A: He should not be secretary of Treasury. In 2011, after the big victory for Republicans, Lew comes into these meetings and he's always the hostile guy. He's just doing what the president wants, really, which is nothing. Where I really disagreed with him, what I felt so strongly about, is that after producing a budget that had no entitlement reform, no reduction in debt, increased taxes and increased spending and no deficit reduction, (Lew) goes to the American people and says this budget he wrote as (Office of Management and Budget) director will have us live within our means. He said we'll just spend the money we have and it will put us in a position to pay down the debt. I called it at the time: the greatest financial misrepresentation in history. His own numbers that he submitted with his budget was a deficit of $600 billion, going up in the out years. It added $13 trillion to the debt of the United States. And he said it was going to have us live within our means and spend only the money we have? It was unbelievable. That was political. They produced a budget that did not reduce spending. They said, "Well, we'll be criticized if we do that, so we'll just say it does (reduce spending)." This is a post-modern world. People -- particularly this administration -- think they can say most anything and nobody will hold them to account. I'm going to hold them to account. He may get confirmed, but I thought that was wrong.
Q: Would you filibuster Lew?
A: We'll see what happens. Very frequently these nominees require 60 votes to be confirmed. He shouldn't be confirmed in my opinion.
Q: You've got that control. Will you filibuster and require 60 votes?
A: We'll see what happens. It's time for the American people to know what (the administration is) doing. It's not right. It can only be explained by the fact that he's a man on the left.
Q: What's your view on (former Republican Sen.) Chuck Hagel, Obama's nominee for secretary of Defense?

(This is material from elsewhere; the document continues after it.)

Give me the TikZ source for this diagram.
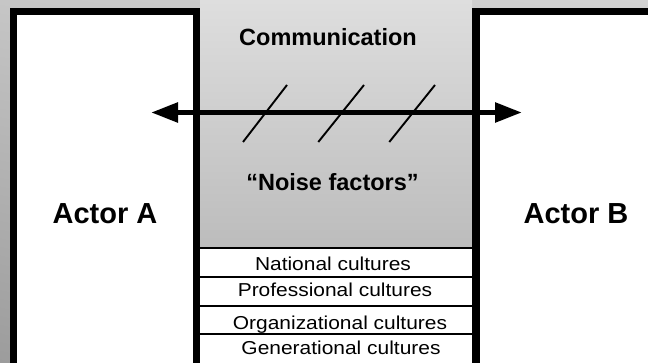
\documentclass[tikz,border=0pt]{standalone}
\usepackage{fontspec}
\setmainfont{Liberation Sans}
\newfontfamily\rowfont{Liberation Sans}[FakeStretch=1.12]
\usetikzlibrary{arrows.meta,shadings}
\definecolor{bgul}{HTML}{C6C6C6}
\definecolor{bgur}{HTML}{D2D2D2}
\definecolor{bgll}{HTML}{9C9C9C}
\definecolor{bglr}{HTML}{B0B0B0}
\definecolor{midtop}{HTML}{DEDEDE}
\definecolor{midbot}{HTML}{BCBCBC}
\begin{document}
\begin{tikzpicture}[x=1pt,y=-1pt,
  actorbox/.style={draw=black, line width=7.5pt, fill=white},
  rowbox/.style={draw=black, line width=2.3pt, fill=white},
  titlelabel/.style={font=\fontsize{23.5}{28}\selectfont\bfseries, anchor=base, inner sep=0pt},
  actorlabel/.style={font=\fontsize{29}{34}\selectfont\bfseries, anchor=base, inner sep=0pt},
  rowlabel/.style={font=\rowfont\fontsize{18.7}{22}\selectfont, anchor=base, inner sep=0pt},
  slash/.style={line width=1.9pt},
  link/.style={line width=5.5pt, {Triangle[length=27pt,width=19pt]}-{Triangle[length=27pt,width=19pt]}}
]
\useasboundingbox (0,0) rectangle (648,363);
\begin{scope}
\clip (0,0) rectangle (648,363);
\shade[upper left=bgul, upper right=bgur, lower left=bgll, lower right=bglr] (0,0) rectangle (648,363);
\shade[top color=midtop, bottom color=midbot] (200,0) rectangle (472,248);
% culture rows
\draw[rowbox] (199,248.3) rectangle (473,276.7);
\draw[rowbox] (199,276.7) rectangle (473,306);
\draw[rowbox] (199,306) rectangle (473,334.3);
\draw[rowbox] (199,334.3) rectangle (473,375);
% actor boxes
\draw[actorbox] (13.25,11.75) rectangle (196.25,372);
\draw[actorbox] (475.75,11.75) rectangle (662,372);
\end{scope}
% labels
\node[titlelabel] (comm) at (328,46) {Communication};
\node[titlelabel] (noise) at (332.5,190.5) {“Noise factors”};
\node[actorlabel] (actorA) at (105,223.5) {Actor A};
\node[actorlabel] (actorB) at (576,223.5) {Actor B};
\node[rowlabel] (national) at (333,270.3) {National cultures};
\node[rowlabel] (professional) at (335,296.8) {Professional cultures};
\node[rowlabel] (organizational) at (340,329.5) {Organizational cultures};
\node[rowlabel] (generational) at (341,354) {Generational cultures};
% communication arrow
\coordinate (aL) at (151,112.5);
\coordinate (aR) at (522,112.5);
\draw[link] (aL) -- (aR);
% noise slashes
\draw[slash] (243,142) -- (287,85);
\draw[slash] (318.3,142) -- (364,85);
\draw[slash] (389.3,142) -- (435,85);
\end{tikzpicture}
\end{document}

A: I don't know what to do about that. I've known Chuck. We came to the Senate together. He's really been troublingly at odds with the great American, bipartisan foreign policy that existed through the Cold War and past the Cold War, that it seems President Obama is drifting away from. Which is fundamentally that the United States does provide leadership, does provide confidence to the free world and trade. They don't want to do that. They lead from behind.
I'm ranking Republican on the Strategic Subcommittee of Armed Services, and Chuck's been part of a commission that's advocating zero nuclear weapons, which I think is so unrealistic as to be dangerous. They want to dramatically bring down our number of nuclear weapons. Bringing down our nuclear weapons, they say, is a way to set an example. All Iran and North Korea and other countries are going to see is, "Wow. The West is decadent. They don't have the will to defend themselves. In a few years, we can have as many nuclear weapons as they do." They're not going to stop having nuclear weapons because we don't have nuclear weapons. Russia's not giving up nuclear weapons.
We act like the only person in the world to deal with is Russia. What about China? What about other nations in the world that are capable of creating nuclear weapons? And what about Japan and South Korea? If they don't have confidence in the U.S. nuclear umbrella, will they want to have nuclear weapons? If Iran has nuclear weapons, won't Saudi Arabia, Turkey and Egypt want nuclear weapons? This is a very dangerous time in history. I think this is a mistake. I'm going to be particularly studying (Hagel's) positions and statements on nuclear weapons, which at this point seem to be dangerous.